Vogt: “ BBT is I think a pretty fun actor to watch -but kind of the same most of the time.”
He comes right out with that in the interview- says that he basically plays all his roles the same. CC, JSM
And In my view the worst accent out there is the southern Milwaukee accent. It pulls together the lowest parts of both the Chicago (southern Chicago) and Minnesota (say St. Cloud) and glues them together. Sorry, but I can hear it and I don't like it.
Rick67: “ Sometimes watch a show or movie set in New Orleans and I think "are you serious??? that's not how they talk".”
Yes, whenever I go to NOLA I think the natives sound like Archie Bunker. At first I conjectured there is some NYC-NOLA retirement ratline. But on further research, it’s just because both are port cities with many of the same groups of immigrants over the years. CC, JSM
The problem my husband and I had with Landman was that if any company lost however many people as they did in their first few episodes, they'd be sued out of existence and shut down by the government.
I will say that one rig I worked on as a mudlogger, way back in the late 1980s in the Central Valley of California,was the envy of every roughneck because even though the toolpusher - the rig boss - was a hardass, no one ever got hurt on his rig - he insisted on constant maintenance. If you weren't doing something else, you were painting. (Painting protects metal, which protects you AND keeps you aware of every bolt and rail and step. I didn't have to do rig maintenance - mudloggers don't work for the rig company - but I surely appreciated Cotton's commitment to a safe working environment.)
On the other hand, there was another rig I was on where, once, out of the clear blue, one of the tongs* just suddenly swung from one side of the rig floor to another, narrowly missing several roughnecks.
* These are like giant pipe wrenches, suspended by thick chains from high above the rig floor. On the onshore rigs of that size of those days (offshore rigs might already have automated this - I never worked offshore - but the big geothermal rigs in The Geysers that went to something like 30,000 feet used the same system), one length of drill pipe was screwed onto another using two of these, moved into place by two roughnecks; they clamped into the drill pipe, one above and one below the joint, and pulled in opposite directions. More or less. It's hard to explain, easy to understand when you see it. The point is, they were the size of a car engine block and could easily kill you if they weren't secured.

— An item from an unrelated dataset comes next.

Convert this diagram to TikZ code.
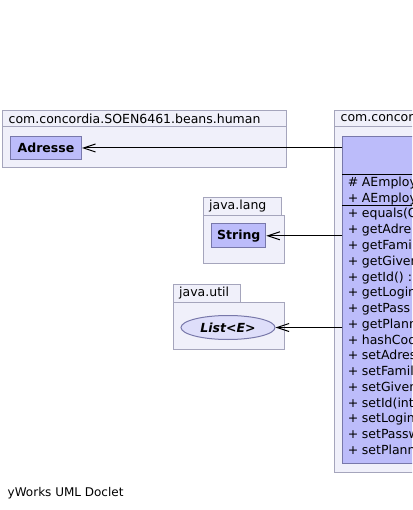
\documentclass[tikz,border=0pt]{standalone}
\usepackage{fontspec}
\setmainfont{DejaVu Sans}
\usetikzlibrary{arrows.meta,shapes.geometric}
\definecolor{pkgfill}{RGB}{240,240,250}
\definecolor{pkgdraw}{RGB}{165,165,188}
\definecolor{clsfill}{RGB}{188,188,250}
\definecolor{clsdraw}{RGB}{120,120,170}
\definecolor{ellfill}{RGB}{222,222,250}
\begin{document}
\begin{tikzpicture}[x=1pt,y=-1pt,
  pkg/.style={draw=pkgdraw, fill=pkgfill, line width=1pt, anchor=north west, inner sep=0pt},
  cls/.style={draw=clsdraw, fill=clsfill, line width=1pt, inner sep=0pt},
  dep/.style={draw=black, line width=1pt, -{Straight Barb[length=12pt,width=8pt]}},
  txt/.style={font=\fontsize{12.5}{14}\selectfont, inner sep=0pt},
  bold/.style={font=\fontsize{12.5}{14}\selectfont\bfseries, inner sep=0pt},
  row/.style={txt, anchor=base west},
]
\useasboundingbox (0,0) rectangle (412,510);
\fill[white] (0,0) rectangle (412,510);
\begin{scope}
\clip (0,0) rectangle (412,510);
% package human
\node[pkg, minimum width=284, minimum height=57] (pkgHuman) at (2,110) {};
\draw[pkgdraw, line width=1pt] (2,127) -- (286,127);
\node[txt, anchor=west] (pkgHumanT) at (8.5,118.5) {com.concordia.SOEN6461.beans.human};
\node[cls, anchor=north west, minimum width=71, minimum height=23, bold] (adresse) at (10,136) {Adresse};
% package java.lang
\node[pkg, minimum width=81, minimum height=47.7] (pkgLang) at (203.3,215) {};
\node[pkg, minimum width=77.4, minimum height=17.7] (pkgLangTab) at (203.3,197.3) {};
\node[txt, anchor=west] (pkgLangT) at (209,206.2) {java.lang};
\node[cls, anchor=north west, minimum width=54, minimum height=24, bold] (string) at (211.3,223.3) {String};
% package java.util
\node[pkg, minimum width=111, minimum height=47.6] (pkgUtil) at (173.3,301.7) {};
\node[pkg, minimum width=66.7, minimum height=17.7] (pkgUtilTab) at (173.3,284) {};
\node[txt, anchor=west] (pkgUtilT) at (179,292.9) {java.util};
\node[ellipse, draw=clsdraw, fill=ellfill, line width=1pt, minimum width=94, minimum height=24, inner sep=0pt, font=\fontsize{12.5}{14}\selectfont\bfseries\itshape] (list) at (228,327.5) {List<E>};
% package right
\node[pkg, minimum width=120, minimum height=362] (pkgBeans) at (334,110) {};
\draw[pkgdraw, line width=1pt] (334,127) -- (460,127);
\node[txt, anchor=west] (pkgBeansT) at (340.5,118.5) {com.concor};
\node[cls, anchor=north west, minimum width=120, minimum height=327] (emp) at (342.3,136) {};
\draw[black, line width=1pt] (342.3,174.3) -- (462.3,174.3);
\draw[black, line width=1pt] (342.3,206) -- (462.3,206);
\foreach \s/\t [count=\i from 0] in {\#/AEmploy, +/AEmploy}
  \node[row] (c\i) at (347.7,187+15.6*\i) {\s};
\node[row] (cn0) at (361.7,187) {AEmploy};
\node[row] (cn1) at (361.7,202.6) {AEmploy};
\foreach \t [count=\i from 0] in {equals(O,getAdre,getFami,getGiven,getId() :,getLogin,getPass,getPlann,hashCod,setAdres,setFamil,setGiven,setId(int,setLogin,setPassw,setPlann}{
  \node[row] (ms\i) at (347.7,218+15.75*\i) {+};
  \node[row] (m\i) at (361.7,218+15.75*\i) {\t};
}
% dependencies
\draw[dep] (adresse.east -| emp.west) -- (adresse.east);
\draw[dep] (string.east -| emp.west) -- (string.east);
\draw[dep] (list.east -| emp.west) -- (list.east);
\end{scope}
\node[anchor=base west, inner sep=0pt, font=\fontsize{12}{14}\selectfont] (footer) at (7.5,496.5) {yWorks UML Doclet};
\end{tikzpicture}
\end{document}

The fog horn leghorn accent does exist, but it’s not as extreme as it appears to be - several commenters have noted the character makes the accent seem one dimensional. It’s much more than that and has some real depth. Mentioned also is Savannah. That’s definitely a place I’d associate with that classic, I’d call it melodious, accent.
South Carolina former governor and longtime Senator, the late Fritz Hollings, was about as close to a real life Foghorn as there ever was. He had a melodious voice and was fun to listen to.
What is this Southern accent of which you speak? Does it include a Teas twang? Or is it some Cajun just out of the swamp. A Virginian going to the cotillion. Maybe the West Virginian auto mechanic....
There are wide and varying accents across the south.
Actors drive my Alabama born wife crazy. Especially when she sees a movie scene where two southern family members speak. One will choose an over the top Scarlett O'Hara while the other does the Arkansas hill billy, trailer park trash stereotype.
Mass media has toned the differences down over the years. But the multitudes remain.
"Reminds me of our friend Hillary: "I don't feel no ways tahrd."'
If she runs again she could say, "Reminds me of our friend Hillary: "I don't feel no ways re-tahrd."